[Your goal]
Count the lines containing "this" in the entries underneath, and state that count without anything else.

(Source code of charts)
○ ○ ○ ○ ○ ○ ○

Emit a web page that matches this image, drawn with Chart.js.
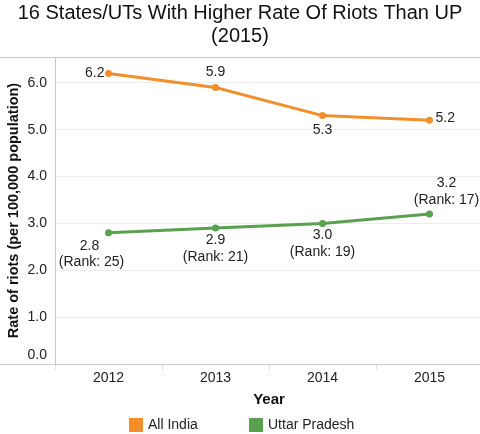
<!DOCTYPE html>
<html>
<head>
    <title>Riots rate: All India vs Uttar Pradesh</title>
    <script src="https://cdn.jsdelivr.net/npm/chart.js"></script>
    <style>
        body { margin: 0; background: #fff; overflow: hidden; }
        /* a bit wider than the window so the plot runs off the right edge like the original */
        #wrap { width: 487px; height: 434px; position: relative; }
    </style>
</head>
<body>
    <div id="wrap"><canvas id="riotChart"></canvas></div>
    <script>
        // data
        var years = ['2012', '2013', '2014', '2015'];
        var allIndia = [6.2, 5.9, 5.3, 5.2];
        var uttarPradesh = [2.8, 2.9, 3.0, 3.2];
        var upRanks = [25, 21, 19, 17];

        // where each value label sits relative to its point
        var indiaLabelPos = ['left', 'above', 'below', 'right'];
        var upLabelPos = ['belowLeft', 'below', 'below', 'aboveRight'];

        var orange = '#F28E2B';
        var green = '#59A14F';
        var fontName = '"Liberation Sans", Arial, sans-serif';
        var lineGray = '#c8c8c8';

        // value labels, frame lines, the lifted 0.0 tick and the legend row
        var labelPlugin = {
            id: 'valueLabels',
            afterDatasetsDraw: function(chart) {
                var ctx = chart.ctx;
                var area = chart.chartArea;
                ctx.save();
                ctx.strokeStyle = lineGray;
                ctx.lineWidth = 1;
                ctx.beginPath();
                ctx.moveTo(0, Math.round(area.top) + 0.5);
                ctx.lineTo(chart.width, Math.round(area.top) + 0.5);
                ctx.moveTo(0, Math.round(area.bottom) + 0.5);
                ctx.lineTo(chart.width, Math.round(area.bottom) + 0.5);
                ctx.stroke();

                ctx.font = '14px ' + fontName;
                ctx.fillStyle = '#222';
                ctx.textBaseline = 'middle';

                // 0.0 sits just above the axis line in the original
                ctx.textAlign = 'right';
                ctx.fillText((0).toFixed(1), area.left - 8, chart.scales.y.getPixelForValue(0) - 9);

                var m0 = chart.getDatasetMeta(0);
                m0.data.forEach(function(pt, i) {
                    var txt = allIndia[i].toFixed(1);
                    var pos = indiaLabelPos[i];
                    if (pos == 'left') {
                        ctx.textAlign = 'right';
                        ctx.fillText(txt, pt.x - 4, pt.y);
                    } else if (pos == 'right') {
                        ctx.textAlign = 'left';
                        ctx.fillText(txt, pt.x + 6, pt.y - 2);
                    } else if (pos == 'above') {
                        ctx.textAlign = 'center';
                        ctx.fillText(txt, pt.x, pt.y - 15);
                    } else {
                        ctx.textAlign = 'center';
                        ctx.fillText(txt, pt.x, pt.y + 15);
                    }
                });

                var m1 = chart.getDatasetMeta(1);
                ctx.textAlign = 'center';
                m1.data.forEach(function(pt, i) {
                    var l1 = uttarPradesh[i].toFixed(1);
                    var l2 = '(Rank: ' + upRanks[i] + ')';
                    var pos = upLabelPos[i];
                    if (pos == 'belowLeft') {
                        ctx.fillText(l1, pt.x - 19, pt.y + 13);
                        ctx.fillText(l2, pt.x - 17, pt.y + 29);
                    } else if (pos == 'aboveRight') {
                        ctx.fillText(l1, pt.x + 17, pt.y - 31);
                        ctx.fillText(l2, pt.x + 17, pt.y - 14);
                    } else {
                        ctx.fillText(l1, pt.x, pt.y + 12);
                        ctx.fillText(l2, pt.x, pt.y + 29);
                    }
                });

                // legend row: square swatch + name, wide gap between items
                var legendY = 425;
                var legendX = [129, 249];
                ctx.textAlign = 'left';
                chart.data.datasets.forEach(function(ds, i) {
                    ctx.fillStyle = ds.borderColor;
                    ctx.fillRect(legendX[i], legendY - 7, 14, 14);
                    ctx.fillStyle = '#222';
                    ctx.fillText(ds.label, legendX[i] + 19, legendY);
                });
                ctx.restore();
            }
        };

        var ctx = document.getElementById('riotChart').getContext('2d');
        new Chart(ctx, {
            type: 'line',
            data: {
                labels: years,
                datasets: [{
                    label: 'All India',
                    data: allIndia,
                    borderColor: orange,
                    backgroundColor: orange,
                    borderWidth: 3,
                    pointRadius: 3.5,
                    pointBorderWidth: 0,
                    fill: false
                }, {
                    label: 'Uttar Pradesh',
                    data: uttarPradesh,
                    borderColor: green,
                    backgroundColor: green,
                    borderWidth: 3,
                    pointRadius: 3.5,
                    pointBorderWidth: 0,
                    fill: false
                }]
            },
            plugins: [labelPlugin],
            options: {
                responsive: true,
                maintainAspectRatio: false,
                animation: false,
                // negative left padding widens the full-size title box, so the title centres on the window
                layout: { padding: { left: -7, right: 0, top: 0, bottom: 20 } },
                plugins: {
                    title: {
                        display: true,
                        text: ['16 States/UTs With Higher Rate Of Riots Than UP', '(2015)'],
                        color: '#111',
                        font: { family: fontName, size: 20, weight: 'normal', lineHeight: 1.15 },
                        padding: { top: 2, bottom: 9 }
                    },
                    legend: { display: false },
                    tooltip: { enabled: false }
                },
                scales: {
                    x: {
                        offset: true,
                        grid: {
                            display: true,
                            drawOnChartArea: false,
                            drawTicks: true,
                            tickLength: 6,
                            color: '#e0e0e0',
                            offset: true
                        },
                        border: { color: lineGray, width: 1 },
                        ticks: {
                            color: '#222',
                            font: { family: fontName, size: 14 },
                            padding: 0
                        },
                        title: {
                            display: true,
                            text: 'Year',
                            color: '#111',
                            font: { family: fontName, size: 15, weight: 'bold' },
                            padding: { top: 0, bottom: 5 }
                        },
                        afterFit: function(scale) { scale.height = 50; }
                    },
                    y: {
                        min: 0,
                        max: 6.55,
                        ticks: {
                            stepSize: 1,
                            includeBounds: false,
                            padding: 8,
                            color: '#222',
                            font: { family: fontName, size: 14 },
                            callback: function(v) { return v === 0 ? '' : v.toFixed(1); }
                        },
                        grid: { color: '#ececec', drawTicks: false },
                        border: { color: lineGray, width: 1 },
                        title: {
                            display: true,
                            text: 'Rate of riots (per 100,000 population)',
                            color: '#111',
                            font: { family: fontName, size: 14.5, weight: 'bold' },
                            padding: { top: 12, bottom: 0 }
                        },
                        afterFit: function(scale) { scale.width = 62; }
                    }
                }
            }
        });
    </script>
</body>
</html>
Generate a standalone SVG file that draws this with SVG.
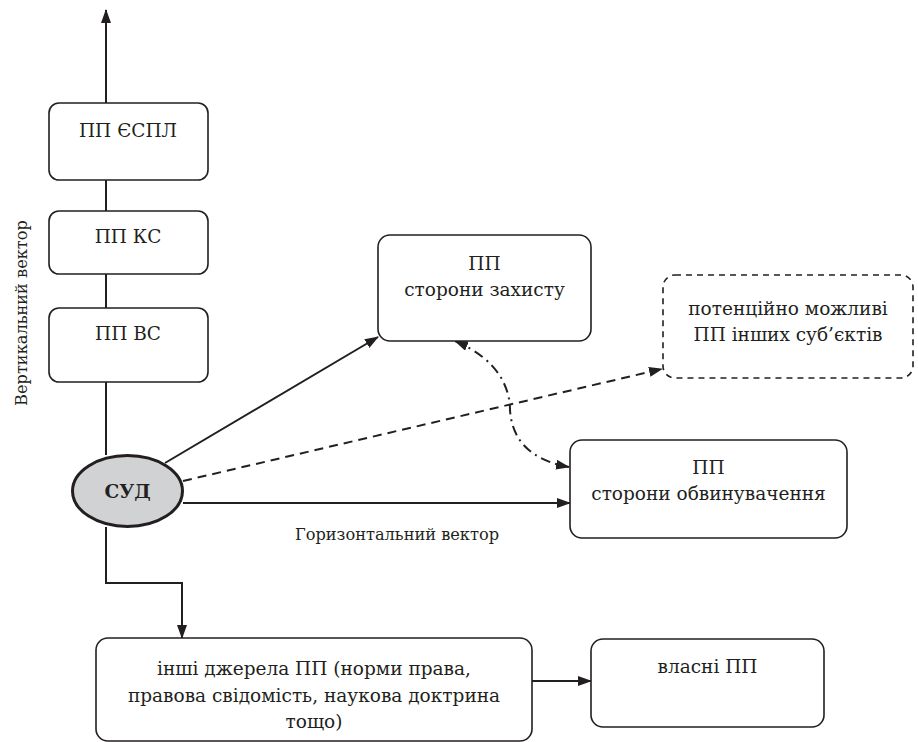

○ ○ ○ ○ ○ ○ ○

[Complete answer]
2